Ben hafızlığıma çalışırken annem benimle evimizde olan ne varsa hocalarıma yollar, onlarla paylaşırdı. “Onlar benim evladıma Allah kelamını öğretiyorlar, ne yapsam haklarını ödeyemem.” derdi.
Annem bana derdi ki; “Seni dünyaya getirdiğim zaman çok gariptik. Seni hiç istemedim. Şimdi sen bana bakıyorsun. Senin sayende Allah bana evimde çok nimetler ihsan etti.”
Sabahları benim Kur’an okumam ile uykudan uyandığı zaman –Bana kimse Kur’an öğretmedi diyerek zaman zaman ağlardı. Çok merhametli, çok cömert ve akıllı bir insandı.
Benim hafızlık sınavımda babamla birlikte Emirsultan’daydık. Babama bana dua etmesini, babaların dualarının kabul olduğunu söyledim. Hemen abdest alıp namaz kılıp dua etti. Ben de babamın duasıyla muvaffak oldum Elhamdülillah.
Bursa ilinin Çağlayan Köyü’ndeki ilahiyat mezunu camii görevlisi imam hatibiyle evlendim. Allah bize 2 erkek evlat nasip etti. Eşimin görev yaptığı camide kız ve erkek çocuklarını okutmaya devam ettim. Bu arada cemiyetlerimi yapar, evimin sorumluluğunu taşır, çocuklarımın bakımını yapar iki göz odalı evimde talebeleri evime alır, yaz kış okuturdum. O zamanlar 50-60 talebem olurdu. Hem ev ve mutfak işlerini yapar, hem talebeleri okuturdum.
Talebelerim bugün: “Hocam biz senden Kur’an öğrenmenin yanında sarma sarmayı, ütü yapmayı, çamaşır dürmeyi dahi öğrendik.” diyorlar. İnsan faydalı olduğunu duyunca iyi şeyler yaptığını öğrenince daha da mutlu oluyor ve daha çok iyilik yapma arzusuyla doluyor. Rabbimden ve köylülerimizden bir isteğim vardı; Kur’an Kursu açmak. Yerine getirmek hiç de kolay olmadı. Vakit ve saat gelince Rabbim hizmet edenin önünü açıyor, sebepler zuhur ediyor. Yeter ki niyetler güzel olsun.
Velhasıl yeni muhtarım, köyümüzdeki hanımlarla el ele verdik ve eski bir binayı restore ettirdik. Eksikleri tamamlamaya çalıştık.
2014 yılında 50 yaşımda Bursa İmam Hatip Lisesi’ni bitirdim. Bütün engelleri aşarak okudum. Kurs açabilmek için yeterlilikleri sağladım. Sınavlar, dershaneler derken onların arkasından il müftülüğümüzdeki değerli hocalarımızın yardımıyla Kur’an Kursumuzu hizmete açtık.
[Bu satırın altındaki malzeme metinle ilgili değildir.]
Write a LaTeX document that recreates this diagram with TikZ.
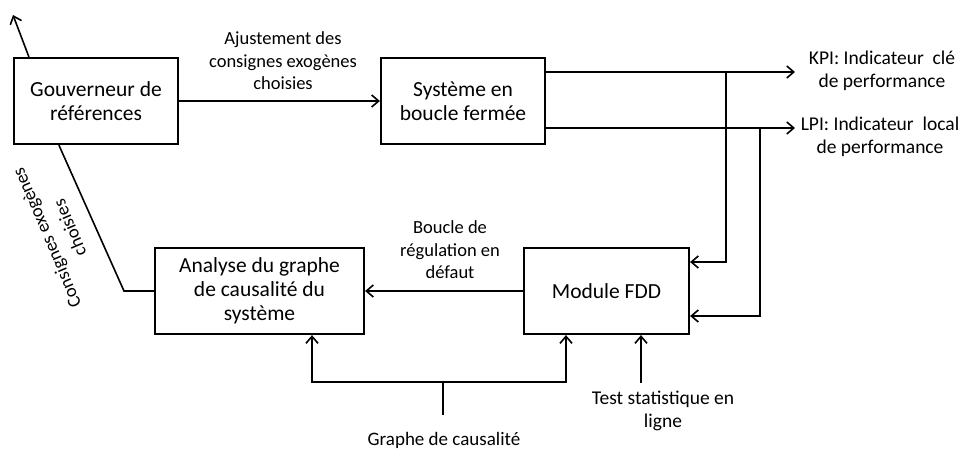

Bir kış soğukta neredeyse donarak dersler yaptık. Sıkıntılar yaşadık, hoş olmayan sözler işittik lakin aldırmadık. Sabırla ve gayretle yolumuza devam ettik.
Şu an fahri öğretici olarak görev yapmakta, büyüklerime ve küçüklerime hizmet vermekteyim. Bu arada 15 yıldır köyümün ve diğer köylerin cenazelerini yıkıyorum. Bir kızımıza hafızlığını tamamlatıp meslek lisesinde okuttum. Açık Öğretimden İlahiyat ve Çocuk Gelişimi programlarında eğitimime devam ediyorum. Herkesin hayatında zorluklar engeller vardır. Önemli olan azmetmemiz, iman etmemiz ve tüm gücümüzle çalışmamızdır diyerek sözlerimi bir ayeti kerimeyle sonlandırmak istiyorum. Yüce Allah Kur’an’da çalışmanın önemini belirterek şöyle buyurmaktadır: “İnsana çalışmasından başka bir şey yoktur. Onun çalışması yakında görülecektir. Sonra ona tastamam karşılığı verilecektir.” Necm, 53/39-41.